What concerns me is the influence this is having not only in the U.S, but globally. Trump has opened a Pandora’s Box of new behaviours that other conmen and brutes will see as an opportunity. We are already in an era of greater global impunity –whether it be Putin’s invasion of Ukraine, in the Middle East, in Sudan, in Myanmar, and with China’s assault on the international law in the South China Sea. A Trump victory sends a powerful signal that the world is now much more of a dog-eat-dog free-for-all.
Extraordinarily, it will also mean having a U.S president who is sympathetic to dictators. The narrative that Trump is an “isolationist” is a misleading one. Trump has ideological sympathy for the world’s strongmen.
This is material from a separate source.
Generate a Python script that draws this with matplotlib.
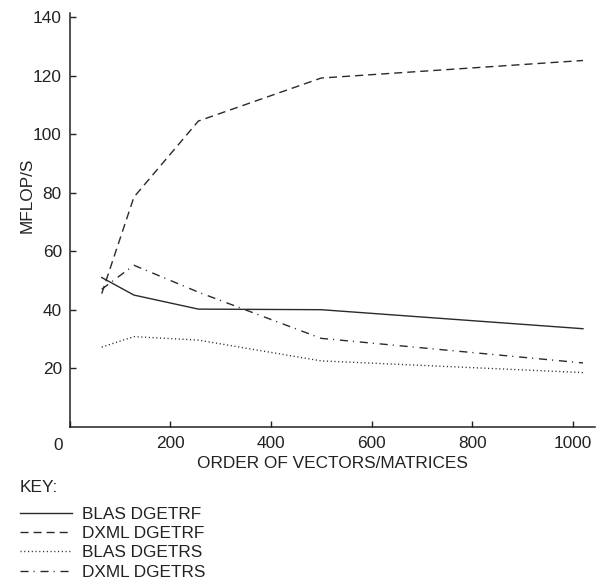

He fancies them, he wants to be like them, and this is only one step away from wanting to align and collaborate with them. Or at the very least allow them to have their way. What kind of world will we have when the two most powerful countries are both actively hostile to conventions, rules and norms?1 It won’t be a more stable one.
This global instability will exacerbate the tensions with everyday relations between individuals – as we are seeing with the conflict in Palestine/Israel. A world of impunity will further erode our bonds of trust. Erode a sense of good will. And create social conditions where norm breaking and a rejection of social responsibility feels necessary. Making cynicism, selfishness, and an obsession with power the traits that guide human relations.
A culture of impunity thrives within these dark emotions. Current U.S politics is demonstrating that there are no consequences for lies and bullshit in the pursuit of power. Whether it is from Trump himself or the conga line of dipshit sycophants that surround him. A culture of total politics means that these people are daring institutions to hold them accountable. Yet the mechanisms of accountability have been undermined and corrupted. There’s little trust in their functions, and sowing this mistrust has been by design. It paves the way for impunity.
When poor personal conduct is rewarded it disincentivises positive conduct – within domestic politics, international relations, the functions of key institutions, and our daily personal interactions. Being elected president of the U.S is an extraordinary reward for a man of such vile malevolence, and so the signal it sends is massive.
My fear is that we probably won’t truly understand the effects of this degradation until it creates widespread and daily difficulties in people’s lives. Even those who are attracted to Trump, who want to set the world on fire, won’t understand the implications of this until its their own house is caught in the blaze.
What I am also concerned about is that elite classes, like my own, may comment on these problems in the abstract, but won’t feel them in our daily lives. Those with social capital and the financial and educational capabilities to negotiate a less rule-bound world should be permanently cognisant of how those without these resources will fare in such a world.
But I don’t think they will. There is an insulation from this degradation. Which is in itself a danger. This insulation is part of the social conditions that has led to a figure like Trump gaining such traction. Comfort breeds obliviousness.
Despite my worry, I still remain hopefully that Kamala Harris can win. Trump, of course, will try to set fire to the country if he loses. It’ll be a chance for institutions to stand up again and defend the country. If they do so the incentives to overthrow rules and norms becomes weaker. If character cannot convince people of their importance, a dead end may be the best we can hope for.
The U.S, of course, has never been a perfect respecter of rules. But on the whole has remain orientated towards liberal principles.